#### Records shown:
.....

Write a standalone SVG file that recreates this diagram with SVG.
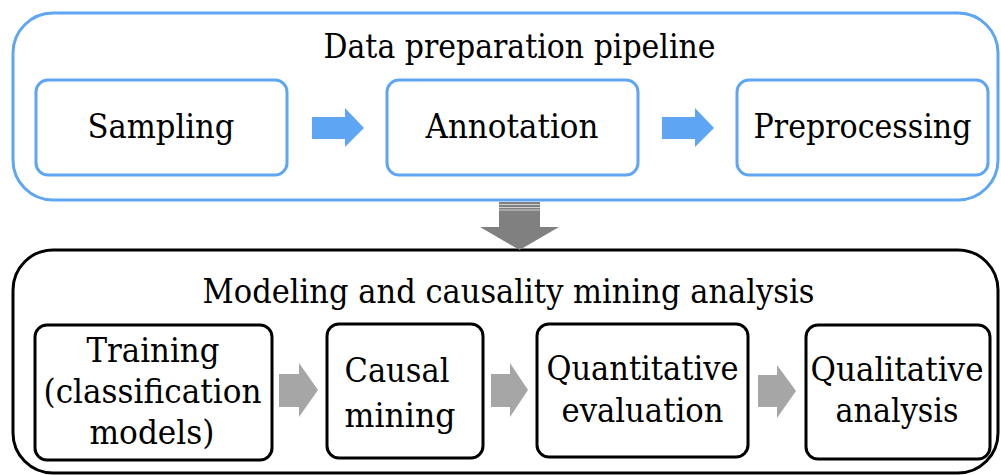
<svg xmlns="http://www.w3.org/2000/svg" width="1001" height="475" viewBox="0 0 1001 475">
  <style>
    .txt { font-family: 'DejaVu Serif', 'Liberation Serif', serif; font-size: 34px; fill: #000; text-anchor: middle; }
    .stage-blue { fill: #fff; stroke: #5ea6f4; stroke-width: 3; }
    .stage-black { fill: #fff; stroke: #000; stroke-width: 3; }
    .box-blue { fill: #fff; stroke: #5ea6f4; stroke-width: 3; }
    .box-black { fill: #fff; stroke: #000; stroke-width: 3; }
    .arrow-blue { fill: #5ea6f4; }
    .arrow-gray { fill: #a6a6a6; }
    .arrow-down { fill: #808080; }
  </style>
  <rect width="1001" height="475" fill="#fff"/>

  <!-- Stage 1: data preparation -->
  <g id="stage-data-preparation">
    <rect class="stage-blue" x="13" y="13" width="985" height="187" rx="40" ry="40"/>
    <text class="txt" x="519.5" y="58" textLength="392" lengthAdjust="spacingAndGlyphs">Data preparation pipeline</text>
  </g>
  <g id="node-sampling">
    <rect class="box-blue" x="36" y="80" width="251" height="95" rx="12" ry="12"/>
    <text class="txt" x="161" y="138" textLength="147" lengthAdjust="spacingAndGlyphs">Sampling</text>
  </g>
  <g id="node-annotation">
    <rect class="box-blue" x="387" y="80" width="251" height="95" rx="12" ry="12"/>
    <text class="txt" x="512" y="138" textLength="173" lengthAdjust="spacingAndGlyphs">Annotation</text>
  </g>
  <g id="node-preprocessing">
    <rect class="box-blue" x="737" y="80" width="251" height="95" rx="12" ry="12"/>
    <text class="txt" x="862.5" y="138" textLength="218" lengthAdjust="spacingAndGlyphs">Preprocessing</text>
  </g>

  <!-- Stage 2: modeling and causality mining -->
  <g id="stage-modeling">
    <rect class="stage-black" x="13" y="250" width="985" height="223" rx="40" ry="40"/>
    <text class="txt" x="508.5" y="303" textLength="612" lengthAdjust="spacingAndGlyphs">Modeling and causality mining analysis</text>
  </g>
  <g id="node-training">
    <rect class="box-black" x="35" y="325" width="237" height="135" rx="12" ry="12"/>
    <text class="txt" x="153" y="362" textLength="133" lengthAdjust="spacingAndGlyphs">Training</text>
    <text class="txt" x="152.5" y="403" textLength="218" lengthAdjust="spacingAndGlyphs">(classification</text>
    <text class="txt" x="152" y="444" textLength="125" lengthAdjust="spacingAndGlyphs">models)</text>
  </g>
  <g id="node-causal-mining">
    <rect class="box-black" x="327" y="324" width="156" height="134" rx="12" ry="12"/>
    <text class="txt" x="397" y="382" textLength="105" lengthAdjust="spacingAndGlyphs">Causal</text>
    <text class="txt" x="400" y="427" textLength="111" lengthAdjust="spacingAndGlyphs">mining</text>
  </g>
  <g id="node-quantitative">
    <rect class="box-black" x="537" y="324" width="211" height="133" rx="12" ry="12"/>
    <text class="txt" x="642.5" y="380" textLength="192" lengthAdjust="spacingAndGlyphs">Quantitative</text>
    <text class="txt" x="642.5" y="422" textLength="162" lengthAdjust="spacingAndGlyphs">evaluation</text>
  </g>
  <g id="node-qualitative">
    <rect class="box-black" x="806" y="325" width="184" height="134" rx="12" ry="12"/>
    <text class="txt" x="897" y="381" textLength="173" lengthAdjust="spacingAndGlyphs">Qualitative</text>
    <text class="txt" x="897" y="422" textLength="123" lengthAdjust="spacingAndGlyphs">analysis</text>
  </g>

  <!-- Connectors -->
  <g id="connectors">
    <polygon class="arrow-blue" points="312,117 345,117 345,108 364,128 345,147 345,139 312,139"/>
    <polygon class="arrow-blue" points="662,117 695,117 695,108 714,128 695,147 695,139 662,139"/>

    <polygon class="arrow-down" points="499,202 540,202 540,227 559,227 519.5,250 480,227 499,227"/>
    <g stroke="#d0d0d0" stroke-width="1">
      <line x1="499" y1="204.5" x2="540" y2="204.5"/>
      <line x1="499" y1="207.5" x2="540" y2="207.5"/>
      <line x1="499" y1="210" x2="540" y2="210"/>
    </g>

    <polygon class="arrow-gray" points="279,374 299,374 299,363 318,390 299,417 299,407 279,407"/>
    <polygon class="arrow-gray" points="491,374 510,374 510,363 528,390 510,417 510,407 491,407"/>
    <polygon class="arrow-gray" points="758,375 777,375 777,365 796,391 777,418 777,407 758,407"/>
  </g>
</svg>
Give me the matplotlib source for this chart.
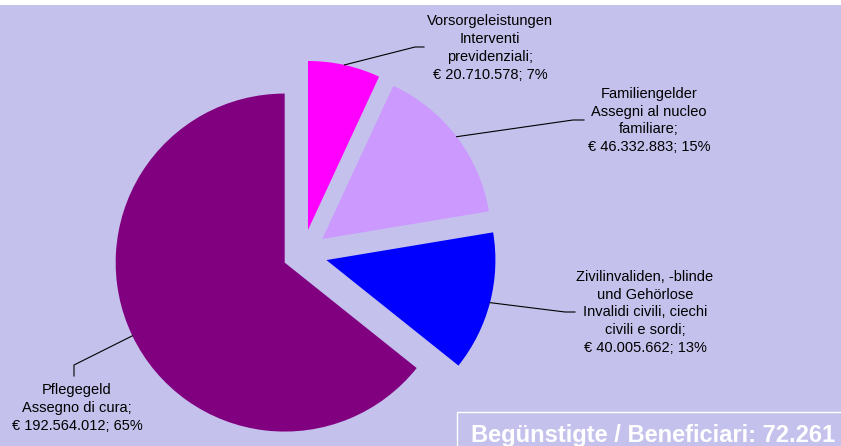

.....

#### Exercise aim:
Please repeat the entries exactly. Do not include the pictures.

#### Answer to this exercise:
Write a standalone SVG file that recreates this diagram with SVG.
<svg xmlns="http://www.w3.org/2000/svg" width="1001" height="475" viewBox="0 0 1001 475">
  <style>
    .txt { font-family: 'DejaVu Serif', 'Liberation Serif', serif; font-size: 34px; fill: #000; text-anchor: middle; }
    .stage-blue { fill: #fff; stroke: #5ea6f4; stroke-width: 3; }
    .stage-black { fill: #fff; stroke: #000; stroke-width: 3; }
    .box-blue { fill: #fff; stroke: #5ea6f4; stroke-width: 3; }
    .box-black { fill: #fff; stroke: #000; stroke-width: 3; }
    .arrow-blue { fill: #5ea6f4; }
    .arrow-gray { fill: #a6a6a6; }
    .arrow-down { fill: #808080; }
  </style>
  <rect width="1001" height="475" fill="#fff"/>

  <!-- Stage 1: data preparation -->
  <g id="stage-data-preparation">
    <rect class="stage-blue" x="13" y="13" width="985" height="187" rx="40" ry="40"/>
    <text class="txt" x="519.5" y="58" textLength="392" lengthAdjust="spacingAndGlyphs">Data preparation pipeline</text>
  </g>
  <g id="node-sampling">
    <rect class="box-blue" x="36" y="80" width="251" height="95" rx="12" ry="12"/>
    <text class="txt" x="161" y="138" textLength="147" lengthAdjust="spacingAndGlyphs">Sampling</text>
  </g>
  <g id="node-annotation">
    <rect class="box-blue" x="387" y="80" width="251" height="95" rx="12" ry="12"/>
    <text class="txt" x="512" y="138" textLength="173" lengthAdjust="spacingAndGlyphs">Annotation</text>
  </g>
  <g id="node-preprocessing">
    <rect class="box-blue" x="737" y="80" width="251" height="95" rx="12" ry="12"/>
    <text class="txt" x="862.5" y="138" textLength="218" lengthAdjust="spacingAndGlyphs">Preprocessing</text>
  </g>

  <!-- Stage 2: modeling and causality mining -->
  <g id="stage-modeling">
    <rect class="stage-black" x="13" y="250" width="985" height="223" rx="40" ry="40"/>
    <text class="txt" x="508.5" y="303" textLength="612" lengthAdjust="spacingAndGlyphs">Modeling and causality mining analysis</text>
  </g>
  <g id="node-training">
    <rect class="box-black" x="35" y="325" width="237" height="135" rx="12" ry="12"/>
    <text class="txt" x="153" y="362" textLength="133" lengthAdjust="spacingAndGlyphs">Training</text>
    <text class="txt" x="152.5" y="403" textLength="218" lengthAdjust="spacingAndGlyphs">(classification</text>
    <text class="txt" x="152" y="444" textLength="125" lengthAdjust="spacingAndGlyphs">models)</text>
  </g>
  <g id="node-causal-mining">
    <rect class="box-black" x="327" y="324" width="156" height="134" rx="12" ry="12"/>
    <text class="txt" x="397" y="382" textLength="105" lengthAdjust="spacingAndGlyphs">Causal</text>
    <text class="txt" x="400" y="427" textLength="111" lengthAdjust="spacingAndGlyphs">mining</text>
  </g>
  <g id="node-quantitative">
    <rect class="box-black" x="537" y="324" width="211" height="133" rx="12" ry="12"/>
    <text class="txt" x="642.5" y="380" textLength="192" lengthAdjust="spacingAndGlyphs">Quantitative</text>
    <text class="txt" x="642.5" y="422" textLength="162" lengthAdjust="spacingAndGlyphs">evaluation</text>
  </g>
  <g id="node-qualitative">
    <rect class="box-black" x="806" y="325" width="184" height="134" rx="12" ry="12"/>
    <text class="txt" x="897" y="381" textLength="173" lengthAdjust="spacingAndGlyphs">Qualitative</text>
    <text class="txt" x="897" y="422" textLength="123" lengthAdjust="spacingAndGlyphs">analysis</text>
  </g>

  <!-- Connectors -->
  <g id="connectors">
    <polygon class="arrow-blue" points="312,117 345,117 345,108 364,128 345,147 345,139 312,139"/>
    <polygon class="arrow-blue" points="662,117 695,117 695,108 714,128 695,147 695,139 662,139"/>

    <polygon class="arrow-down" points="499,202 540,202 540,227 559,227 519.5,250 480,227 499,227"/>
    <g stroke="#d0d0d0" stroke-width="1">
      <line x1="499" y1="204.5" x2="540" y2="204.5"/>
      <line x1="499" y1="207.5" x2="540" y2="207.5"/>
      <line x1="499" y1="210" x2="540" y2="210"/>
    </g>

    <polygon class="arrow-gray" points="279,374 299,374 299,363 318,390 299,417 299,407 279,407"/>
    <polygon class="arrow-gray" points="491,374 510,374 510,363 528,390 510,417 510,407 491,407"/>
    <polygon class="arrow-gray" points="758,375 777,375 777,365 796,391 777,418 777,407 758,407"/>
  </g>
</svg>
Give me the matplotlib source for this chart.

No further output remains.